### Objective:
Within the records that follow, restate exactly the lines from the line with "Output the web" down to the line with "Trader 4, \u00a9", including both. Omit the pictures.
** begin Data for this exercise **
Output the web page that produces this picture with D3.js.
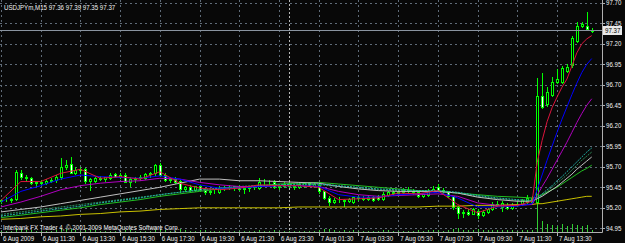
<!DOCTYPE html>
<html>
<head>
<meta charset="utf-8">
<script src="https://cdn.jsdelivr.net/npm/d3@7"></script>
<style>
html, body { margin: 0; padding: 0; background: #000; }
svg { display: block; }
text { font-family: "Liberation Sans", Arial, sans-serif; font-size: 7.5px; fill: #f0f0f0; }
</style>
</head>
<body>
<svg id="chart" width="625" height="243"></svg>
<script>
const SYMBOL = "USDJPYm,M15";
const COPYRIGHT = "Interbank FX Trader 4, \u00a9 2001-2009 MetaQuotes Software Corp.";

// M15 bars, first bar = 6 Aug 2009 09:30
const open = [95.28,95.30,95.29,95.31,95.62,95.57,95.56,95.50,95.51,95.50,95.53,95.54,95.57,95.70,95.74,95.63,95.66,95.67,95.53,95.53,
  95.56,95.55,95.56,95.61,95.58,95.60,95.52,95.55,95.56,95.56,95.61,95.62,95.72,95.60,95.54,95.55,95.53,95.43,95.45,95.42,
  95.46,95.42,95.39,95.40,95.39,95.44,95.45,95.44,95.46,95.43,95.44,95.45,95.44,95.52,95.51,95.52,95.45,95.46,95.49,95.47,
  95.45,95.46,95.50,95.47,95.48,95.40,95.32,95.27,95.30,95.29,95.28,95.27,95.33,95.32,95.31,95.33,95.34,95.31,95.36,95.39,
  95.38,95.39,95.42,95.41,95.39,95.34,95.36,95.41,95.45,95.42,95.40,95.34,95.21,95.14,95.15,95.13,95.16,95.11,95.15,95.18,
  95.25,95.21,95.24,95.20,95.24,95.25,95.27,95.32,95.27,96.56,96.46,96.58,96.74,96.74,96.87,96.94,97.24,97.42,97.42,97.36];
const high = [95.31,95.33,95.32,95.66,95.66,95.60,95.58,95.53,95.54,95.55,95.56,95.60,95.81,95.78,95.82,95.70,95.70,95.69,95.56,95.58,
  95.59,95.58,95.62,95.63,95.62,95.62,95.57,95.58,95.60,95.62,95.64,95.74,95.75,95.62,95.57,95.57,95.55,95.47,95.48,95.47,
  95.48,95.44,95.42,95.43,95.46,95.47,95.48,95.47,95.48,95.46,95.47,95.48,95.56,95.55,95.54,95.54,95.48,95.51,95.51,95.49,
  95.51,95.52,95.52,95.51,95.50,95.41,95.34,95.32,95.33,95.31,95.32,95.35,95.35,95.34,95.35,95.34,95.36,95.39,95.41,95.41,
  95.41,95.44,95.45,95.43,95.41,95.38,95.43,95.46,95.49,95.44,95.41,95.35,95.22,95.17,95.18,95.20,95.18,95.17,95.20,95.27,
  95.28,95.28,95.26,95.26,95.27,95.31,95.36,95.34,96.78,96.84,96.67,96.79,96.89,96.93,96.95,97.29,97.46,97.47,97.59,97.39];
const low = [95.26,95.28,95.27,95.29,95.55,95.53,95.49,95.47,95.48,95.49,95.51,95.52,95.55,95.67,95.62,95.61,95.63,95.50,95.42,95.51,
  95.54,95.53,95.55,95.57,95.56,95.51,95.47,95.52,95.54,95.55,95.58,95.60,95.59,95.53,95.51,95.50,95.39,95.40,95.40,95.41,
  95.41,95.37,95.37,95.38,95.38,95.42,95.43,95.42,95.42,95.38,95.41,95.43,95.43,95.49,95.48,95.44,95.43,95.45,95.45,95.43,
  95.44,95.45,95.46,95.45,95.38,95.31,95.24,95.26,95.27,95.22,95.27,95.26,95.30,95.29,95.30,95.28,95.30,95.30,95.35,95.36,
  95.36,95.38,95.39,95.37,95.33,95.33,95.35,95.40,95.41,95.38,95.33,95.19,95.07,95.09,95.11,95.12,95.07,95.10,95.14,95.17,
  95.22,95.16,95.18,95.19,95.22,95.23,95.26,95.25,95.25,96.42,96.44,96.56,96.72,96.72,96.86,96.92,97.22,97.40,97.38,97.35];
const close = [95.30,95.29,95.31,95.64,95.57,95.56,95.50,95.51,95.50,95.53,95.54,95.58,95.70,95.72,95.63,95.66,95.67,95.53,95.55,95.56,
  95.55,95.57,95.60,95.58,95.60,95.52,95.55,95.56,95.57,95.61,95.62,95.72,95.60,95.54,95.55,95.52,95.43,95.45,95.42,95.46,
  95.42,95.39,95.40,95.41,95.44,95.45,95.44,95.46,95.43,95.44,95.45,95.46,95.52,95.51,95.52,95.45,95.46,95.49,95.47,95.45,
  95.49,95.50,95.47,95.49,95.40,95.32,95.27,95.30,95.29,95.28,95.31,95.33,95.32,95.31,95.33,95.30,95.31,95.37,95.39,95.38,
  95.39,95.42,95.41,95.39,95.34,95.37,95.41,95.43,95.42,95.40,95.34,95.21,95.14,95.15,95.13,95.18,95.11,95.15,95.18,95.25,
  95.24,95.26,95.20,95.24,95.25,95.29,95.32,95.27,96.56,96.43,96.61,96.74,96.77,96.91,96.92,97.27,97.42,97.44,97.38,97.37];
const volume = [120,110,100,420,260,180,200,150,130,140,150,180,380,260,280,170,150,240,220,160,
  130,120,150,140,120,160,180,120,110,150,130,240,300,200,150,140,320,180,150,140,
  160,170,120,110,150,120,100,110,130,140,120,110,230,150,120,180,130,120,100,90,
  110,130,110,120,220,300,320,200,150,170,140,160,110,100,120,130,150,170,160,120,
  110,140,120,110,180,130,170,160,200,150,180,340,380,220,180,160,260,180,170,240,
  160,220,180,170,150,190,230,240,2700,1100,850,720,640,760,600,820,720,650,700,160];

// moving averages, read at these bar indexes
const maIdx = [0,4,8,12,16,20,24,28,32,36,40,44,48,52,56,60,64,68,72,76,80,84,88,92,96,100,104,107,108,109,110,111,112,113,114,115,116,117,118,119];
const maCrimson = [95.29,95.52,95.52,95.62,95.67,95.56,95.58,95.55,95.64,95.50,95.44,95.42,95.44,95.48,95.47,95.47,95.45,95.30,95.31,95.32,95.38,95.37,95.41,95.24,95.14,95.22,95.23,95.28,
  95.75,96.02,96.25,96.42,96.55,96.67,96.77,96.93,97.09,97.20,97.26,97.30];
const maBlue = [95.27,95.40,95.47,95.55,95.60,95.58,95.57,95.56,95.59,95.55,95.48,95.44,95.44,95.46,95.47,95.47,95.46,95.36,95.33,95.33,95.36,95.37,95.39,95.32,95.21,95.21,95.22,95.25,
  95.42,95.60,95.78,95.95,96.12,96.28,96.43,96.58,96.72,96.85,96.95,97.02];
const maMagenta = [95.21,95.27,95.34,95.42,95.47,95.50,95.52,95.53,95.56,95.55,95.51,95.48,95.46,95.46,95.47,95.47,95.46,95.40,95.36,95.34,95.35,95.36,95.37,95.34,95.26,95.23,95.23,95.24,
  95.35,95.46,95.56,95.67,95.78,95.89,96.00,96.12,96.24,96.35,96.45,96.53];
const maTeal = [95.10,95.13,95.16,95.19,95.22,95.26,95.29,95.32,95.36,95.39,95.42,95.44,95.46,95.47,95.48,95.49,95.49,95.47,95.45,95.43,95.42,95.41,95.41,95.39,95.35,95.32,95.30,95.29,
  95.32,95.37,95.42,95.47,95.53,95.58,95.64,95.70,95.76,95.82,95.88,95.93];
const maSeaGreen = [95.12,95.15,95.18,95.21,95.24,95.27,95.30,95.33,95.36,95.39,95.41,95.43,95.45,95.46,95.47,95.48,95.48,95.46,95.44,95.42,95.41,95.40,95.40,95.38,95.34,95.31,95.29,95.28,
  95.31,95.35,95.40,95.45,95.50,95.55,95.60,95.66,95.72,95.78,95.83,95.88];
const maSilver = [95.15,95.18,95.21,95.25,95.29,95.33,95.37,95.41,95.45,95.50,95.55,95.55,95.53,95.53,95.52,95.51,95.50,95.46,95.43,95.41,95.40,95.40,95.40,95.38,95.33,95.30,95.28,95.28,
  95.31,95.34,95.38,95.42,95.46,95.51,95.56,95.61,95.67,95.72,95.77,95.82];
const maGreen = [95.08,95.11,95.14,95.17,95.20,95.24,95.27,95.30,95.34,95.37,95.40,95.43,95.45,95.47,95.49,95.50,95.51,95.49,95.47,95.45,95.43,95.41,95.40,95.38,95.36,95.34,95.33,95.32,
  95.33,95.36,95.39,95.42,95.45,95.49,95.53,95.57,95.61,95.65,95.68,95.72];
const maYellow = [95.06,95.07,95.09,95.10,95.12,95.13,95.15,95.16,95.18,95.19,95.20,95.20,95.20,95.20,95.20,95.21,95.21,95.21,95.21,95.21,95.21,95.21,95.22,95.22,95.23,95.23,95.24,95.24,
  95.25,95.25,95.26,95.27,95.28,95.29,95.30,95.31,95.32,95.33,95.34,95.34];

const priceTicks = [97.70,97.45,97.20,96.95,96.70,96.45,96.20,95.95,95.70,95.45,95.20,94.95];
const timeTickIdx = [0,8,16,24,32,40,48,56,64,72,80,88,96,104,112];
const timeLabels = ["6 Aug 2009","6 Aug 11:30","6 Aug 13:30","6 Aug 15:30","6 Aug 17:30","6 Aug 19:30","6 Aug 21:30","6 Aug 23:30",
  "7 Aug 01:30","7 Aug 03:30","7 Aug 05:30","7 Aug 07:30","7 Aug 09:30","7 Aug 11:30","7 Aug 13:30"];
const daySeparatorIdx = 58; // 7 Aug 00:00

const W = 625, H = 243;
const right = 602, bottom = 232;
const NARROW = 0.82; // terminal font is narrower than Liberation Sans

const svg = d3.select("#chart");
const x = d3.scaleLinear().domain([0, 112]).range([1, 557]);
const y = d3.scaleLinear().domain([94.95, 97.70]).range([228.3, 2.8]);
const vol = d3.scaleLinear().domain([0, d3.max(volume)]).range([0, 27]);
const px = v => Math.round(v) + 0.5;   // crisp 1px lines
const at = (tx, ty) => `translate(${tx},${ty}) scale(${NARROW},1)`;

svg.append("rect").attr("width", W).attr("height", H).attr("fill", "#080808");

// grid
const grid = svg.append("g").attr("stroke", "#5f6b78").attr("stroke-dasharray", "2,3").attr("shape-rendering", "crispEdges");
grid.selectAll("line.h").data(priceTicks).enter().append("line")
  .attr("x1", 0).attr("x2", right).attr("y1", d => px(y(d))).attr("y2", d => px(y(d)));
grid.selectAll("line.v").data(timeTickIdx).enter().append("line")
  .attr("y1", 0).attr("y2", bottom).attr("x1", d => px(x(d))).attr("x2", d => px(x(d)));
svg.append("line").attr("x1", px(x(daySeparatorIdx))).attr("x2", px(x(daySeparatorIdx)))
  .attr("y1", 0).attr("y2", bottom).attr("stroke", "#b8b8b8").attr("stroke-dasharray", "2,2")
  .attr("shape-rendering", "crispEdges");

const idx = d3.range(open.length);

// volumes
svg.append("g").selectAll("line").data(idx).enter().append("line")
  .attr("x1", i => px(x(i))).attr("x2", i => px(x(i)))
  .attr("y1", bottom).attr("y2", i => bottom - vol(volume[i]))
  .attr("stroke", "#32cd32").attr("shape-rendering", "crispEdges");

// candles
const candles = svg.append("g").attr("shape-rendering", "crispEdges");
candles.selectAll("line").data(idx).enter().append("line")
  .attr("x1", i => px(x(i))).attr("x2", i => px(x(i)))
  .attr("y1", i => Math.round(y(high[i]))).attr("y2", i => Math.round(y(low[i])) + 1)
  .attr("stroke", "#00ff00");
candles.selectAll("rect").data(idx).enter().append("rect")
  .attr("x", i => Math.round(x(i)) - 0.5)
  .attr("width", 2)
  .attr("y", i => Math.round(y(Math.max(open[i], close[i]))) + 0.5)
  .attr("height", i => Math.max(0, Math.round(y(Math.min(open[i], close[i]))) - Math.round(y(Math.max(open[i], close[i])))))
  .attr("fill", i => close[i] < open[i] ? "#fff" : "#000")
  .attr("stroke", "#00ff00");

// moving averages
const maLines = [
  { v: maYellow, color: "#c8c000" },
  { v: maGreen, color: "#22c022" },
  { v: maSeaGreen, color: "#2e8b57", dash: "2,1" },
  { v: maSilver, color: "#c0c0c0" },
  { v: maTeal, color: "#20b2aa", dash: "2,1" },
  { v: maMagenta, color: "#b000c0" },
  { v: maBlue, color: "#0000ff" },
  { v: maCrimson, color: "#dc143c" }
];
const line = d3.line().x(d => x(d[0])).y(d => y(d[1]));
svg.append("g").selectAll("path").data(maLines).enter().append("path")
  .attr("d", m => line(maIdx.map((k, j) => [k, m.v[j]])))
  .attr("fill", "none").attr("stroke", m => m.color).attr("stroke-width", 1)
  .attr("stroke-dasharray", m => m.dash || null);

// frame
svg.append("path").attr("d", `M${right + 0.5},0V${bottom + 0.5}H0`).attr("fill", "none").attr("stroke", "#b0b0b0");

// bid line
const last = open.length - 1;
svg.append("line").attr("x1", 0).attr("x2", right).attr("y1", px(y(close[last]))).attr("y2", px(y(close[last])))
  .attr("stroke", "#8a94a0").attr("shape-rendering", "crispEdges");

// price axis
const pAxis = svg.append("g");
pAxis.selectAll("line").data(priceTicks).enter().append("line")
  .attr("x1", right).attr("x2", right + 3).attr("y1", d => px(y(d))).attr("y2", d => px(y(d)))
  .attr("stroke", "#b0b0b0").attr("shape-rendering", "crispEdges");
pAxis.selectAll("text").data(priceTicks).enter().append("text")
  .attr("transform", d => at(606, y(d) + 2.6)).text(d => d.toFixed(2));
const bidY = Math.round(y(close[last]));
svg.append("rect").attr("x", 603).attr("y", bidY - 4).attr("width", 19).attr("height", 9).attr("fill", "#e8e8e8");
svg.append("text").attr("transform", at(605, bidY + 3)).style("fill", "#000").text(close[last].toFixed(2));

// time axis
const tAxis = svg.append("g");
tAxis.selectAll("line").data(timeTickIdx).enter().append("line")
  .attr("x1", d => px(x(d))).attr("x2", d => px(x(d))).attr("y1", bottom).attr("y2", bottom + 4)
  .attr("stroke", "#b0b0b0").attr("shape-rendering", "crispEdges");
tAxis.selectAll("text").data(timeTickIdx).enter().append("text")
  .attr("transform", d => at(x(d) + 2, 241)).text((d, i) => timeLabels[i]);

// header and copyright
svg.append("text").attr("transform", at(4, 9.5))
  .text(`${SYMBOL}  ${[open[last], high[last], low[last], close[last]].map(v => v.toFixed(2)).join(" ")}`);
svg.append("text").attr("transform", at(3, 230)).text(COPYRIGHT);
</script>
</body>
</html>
** end Data for this exercise **
** begin Data for this exercise **
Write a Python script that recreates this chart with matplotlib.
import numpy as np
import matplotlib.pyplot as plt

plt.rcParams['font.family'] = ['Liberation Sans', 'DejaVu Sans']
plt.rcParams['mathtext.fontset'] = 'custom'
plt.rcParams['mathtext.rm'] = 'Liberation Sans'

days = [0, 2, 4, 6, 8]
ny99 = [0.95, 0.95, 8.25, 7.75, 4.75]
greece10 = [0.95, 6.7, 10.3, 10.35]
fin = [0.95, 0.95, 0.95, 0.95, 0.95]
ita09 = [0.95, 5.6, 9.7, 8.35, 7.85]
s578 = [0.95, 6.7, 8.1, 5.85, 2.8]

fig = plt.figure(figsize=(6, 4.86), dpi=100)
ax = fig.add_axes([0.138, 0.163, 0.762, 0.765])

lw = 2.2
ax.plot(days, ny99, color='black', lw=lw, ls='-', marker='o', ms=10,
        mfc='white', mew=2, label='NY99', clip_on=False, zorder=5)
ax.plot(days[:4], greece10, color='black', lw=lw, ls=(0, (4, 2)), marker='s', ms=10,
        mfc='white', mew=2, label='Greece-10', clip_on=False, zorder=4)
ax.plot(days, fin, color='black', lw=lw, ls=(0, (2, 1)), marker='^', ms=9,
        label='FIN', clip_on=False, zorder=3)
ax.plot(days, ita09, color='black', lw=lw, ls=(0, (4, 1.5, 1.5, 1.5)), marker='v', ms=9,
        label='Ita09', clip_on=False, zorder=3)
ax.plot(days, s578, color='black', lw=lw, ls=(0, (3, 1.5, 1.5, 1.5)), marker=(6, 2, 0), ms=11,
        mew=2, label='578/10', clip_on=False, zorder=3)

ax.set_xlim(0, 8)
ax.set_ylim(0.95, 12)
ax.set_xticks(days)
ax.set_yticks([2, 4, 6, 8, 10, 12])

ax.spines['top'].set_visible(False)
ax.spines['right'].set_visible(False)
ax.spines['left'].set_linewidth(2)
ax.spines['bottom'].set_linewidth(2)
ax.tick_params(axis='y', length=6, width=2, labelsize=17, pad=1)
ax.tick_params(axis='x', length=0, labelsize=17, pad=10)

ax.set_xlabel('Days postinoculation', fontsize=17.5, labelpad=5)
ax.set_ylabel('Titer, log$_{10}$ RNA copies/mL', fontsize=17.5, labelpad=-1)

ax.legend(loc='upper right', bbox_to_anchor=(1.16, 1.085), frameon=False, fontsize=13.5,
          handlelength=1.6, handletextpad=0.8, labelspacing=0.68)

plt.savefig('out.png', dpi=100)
** end Data for this exercise **
### Solution for this exercise:
Output the web page that produces this picture with D3.js.
<!DOCTYPE html>
<html>
<head>
<meta charset="utf-8">
<script src="https://cdn.jsdelivr.net/npm/d3@7"></script>
<style>
html, body { margin: 0; padding: 0; background: #000; }
svg { display: block; }
text { font-family: "Liberation Sans", Arial, sans-serif; font-size: 7.5px; fill: #f0f0f0; }
</style>
</head>
<body>
<svg id="chart" width="625" height="243"></svg>
<script>
const SYMBOL = "USDJPYm,M15";
const COPYRIGHT = "Interbank FX Trader 4, \u00a9 2001-2009 MetaQuotes Software Corp.";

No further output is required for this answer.